What the exercise asks: Copy the lines of the data below exactly, starting at the first and stopping after the line that contains "plt.rcParams['font.family'] = ['Open"; include no pictures.
···
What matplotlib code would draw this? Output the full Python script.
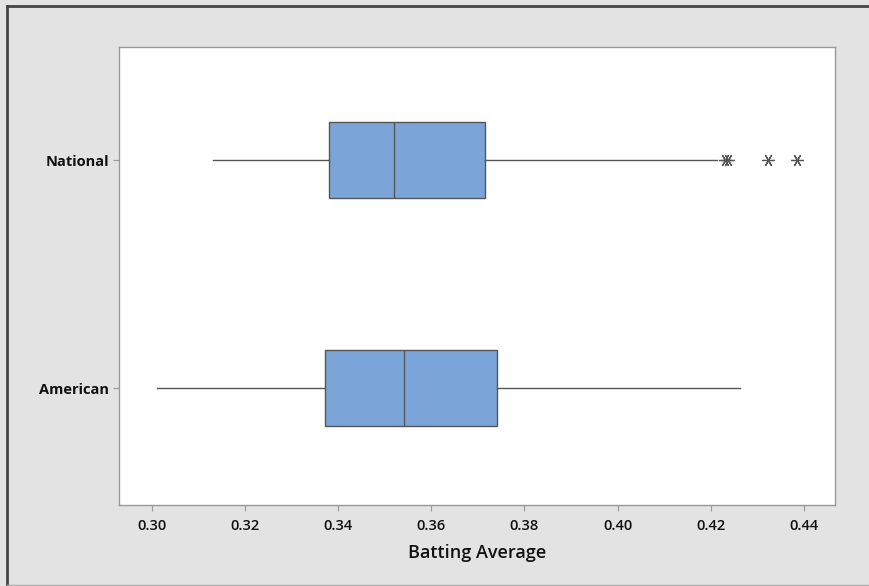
import matplotlib
matplotlib.use("Agg")
import matplotlib.pyplot as plt
from matplotlib.lines import Line2D

plt.rcParams['font.family'] = ['Open Sans', 'DejaVu Sans']

categories = ["American", "National"]
whislo = [0.3011, 0.3131]
q1 = [0.3371, 0.3380]
med = [0.3541, 0.3520]
q3 = [0.3741, 0.3715]
whishi = [0.4263, 0.4213]
outliers = [[], [0.4230, 0.4238, 0.4323, 0.4385]]
xticks = [0.30, 0.32, 0.34, 0.36, 0.38, 0.40, 0.42, 0.44]
xlabel = "Batting Average"

W, H = 869, 586
fig = plt.figure(figsize=(W / 100, H / 100), dpi=100, facecolor="#e3e3e3")
ax = fig.add_axes([119 / W, (H - 505) / H, (835 - 119) / W, (505 - 47) / H])
ax.set_facecolor("white")

stats = []
for i, c in enumerate(categories):
    stats.append(dict(label=c, whislo=whislo[i], q1=q1[i], med=med[i],
                      q3=q3[i], whishi=whishi[i], fliers=outliers[i]))

ax.bxp(stats, positions=[1, 2], orientation="horizontal", widths=0.33,
       patch_artist=True, showcaps=False,
       boxprops=dict(facecolor="#7ba5d8", edgecolor="#555555", linewidth=1.0),
       medianprops=dict(color="#555555", linewidth=1.0),
       whiskerprops=dict(color="#555555", linewidth=1.0),
       flierprops=dict(marker=(6, 2, 90), markersize=9, markeredgecolor="#555555",
                       markerfacecolor="none", linestyle="none", markeredgewidth=0.9))

ax.set_xlim(0.2929, 0.4467)
ax.set_ylim(0.487, 2.496)
ax.set_xticks(xticks)
ax.set_xticklabels([f"{t:.2f}" for t in xticks], fontweight="semibold")
ax.set_yticks([1, 2])
ax.set_yticklabels(categories, fontweight="bold")
ax.tick_params(axis="both", colors="#999999", labelcolor="#111111", length=4,
               width=0.8, labelsize=10.5)
ax.tick_params(axis="x", pad=6)
ax.tick_params(axis="y", pad=3)
for s in ax.spines.values():
    s.set_color("#999999")
    s.set_linewidth(1.0)
ax.set_xlabel(xlabel, fontsize=13, color="#111111", labelpad=8, fontweight="semibold")

# figure border
fig.add_artist(Line2D([7 / W, 7 / W], [0, 1 - 6 / H], transform=fig.transFigure,
                      color="#444444", linewidth=2))
fig.add_artist(Line2D([7 / W, 1], [1 - 6 / H, 1 - 6 / H], transform=fig.transFigure,
                      color="#444444", linewidth=2))
fig.add_artist(Line2D([7 / W, 1], [1.5 / H, 1.5 / H], transform=fig.transFigure,
                      color="#aaaaaa", linewidth=1))

fig.savefig("out.png", dpi=100, facecolor=fig.get_facecolor())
···
Response below:
What matplotlib code would draw this? Output the full Python script.
import matplotlib
matplotlib.use("Agg")
import matplotlib.pyplot as plt
from matplotlib.lines import Line2D

plt.rcParams['font.family'] = ['Open Sans', 'DejaVu Sans']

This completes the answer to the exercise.